This student has been pouring over sports magazines for years; sports writing is literally the only thing he ever reads. While I will tell him (and it's always a him) to stop using the present tense in narratives, I let him write as many sports essays as he wants. I always smile when I hear the voice of a sports writer come out of a gawky teen.
Remembered event? A big game.
Profile? A coach.
Compare and contrast? Two athletes.
Explain a concept? Icing the puck, in-field fly rule, touch back, or any other esoterica.
Evaluation? A restaurant review of a sports bar.
Proposing a solution? Negotiate an end to a league strike.

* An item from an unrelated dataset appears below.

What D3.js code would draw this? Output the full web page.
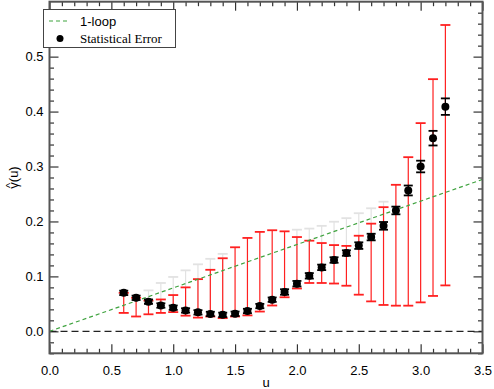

I'll spare you my own sports writing about the details of the Cardinal's 2011 season and just mention that I love the game of baseball. I carry a schedule in my wallet, watch the home team every time they're on network television, and listen on AM radio when they're not (which happens more and more as MLB tries to control the entire revenue stream). Last Thursday, Game 2, the students in my night class tried to convince me to cancel class so they could watch the game. I said, “Unless you listened to the NLCS on AM radio, you do not love this game more than I do.”
On Sunday, Ann invited me to attend Game 6 of the World Series. Never ever in my entire life did I imagine myself at a World Series game. Then on game day, the commissioner postponed the game, to the same night as my Thursday night class. I tried not to feel heartbroken; after all, I’d never dreamed of going to the game anyway. Plus, I knew the Cards would benefit from the extra day’s rest. I was willing to take one for the team.

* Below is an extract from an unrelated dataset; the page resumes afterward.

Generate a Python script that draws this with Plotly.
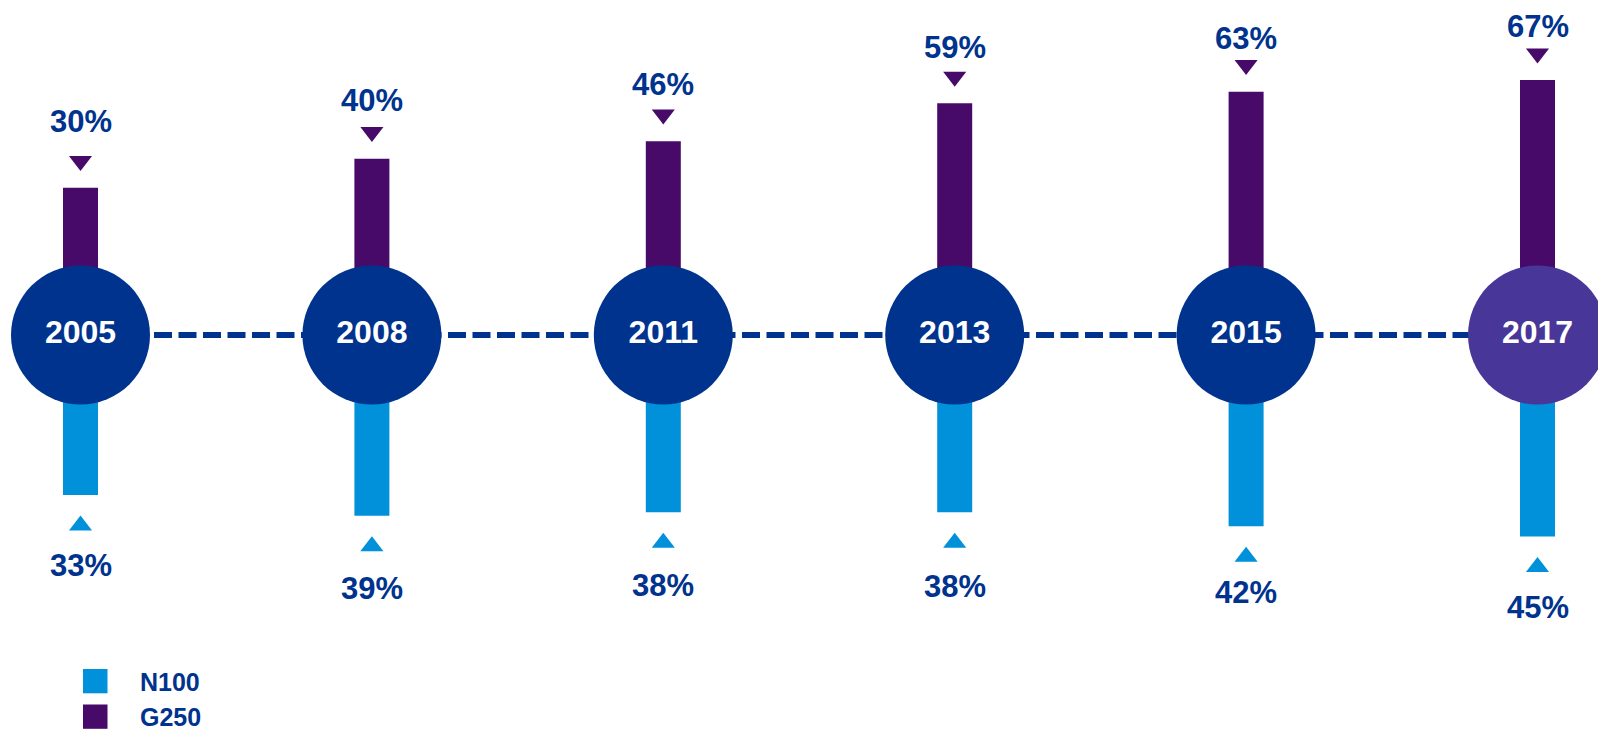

I tried to make my peace with it. I tried really hard. Fortunately, everyone else convinced me to get a substitute for my class (it was a film night anyway) and go to the game. My department chair, a Cubs fan, even offered to substitute.
Hoo boy! Am I glad I went.
Even on the way in, I couldn't quite believe I was going. When Ann handed me my ticket, I was convinced someone would sprint out of the crowd, rip it out of my hands, and take my place inside. When I handed it to the checker, I was convinced that the scanner would trigger some kind of you-do-not-belong-here gate, complete with siren and flashing lights.
We had amazing seats, although technically any seat inside the stadium for a World Series game is an amazing seat.
The only time I go to ball games is for Stitch n Pitch, where one can knit. This time, the cold weather meant we could crank out the knitwear. My red and white knitted socks were dirty from the rain-delayed day, but I could wear my red kerchief, and fingerless gloves, and a red boucle sweater underneath my jacket. Thank heavens, because temperatures were in the 40s.
Again, I will spare you the sports writing and just say that it really was a game for the history books. I will never forget it as long as I live. It was definitely, aside from my wedding day, the most exciting day of my life.
Thank you, Ann, from the bottom of my heart.
I thought about posting this yesterday, lest my Game 6 euphoria didn't hold over into Game 7, but (just in case you weren't paying attention) the Cards won the World Series.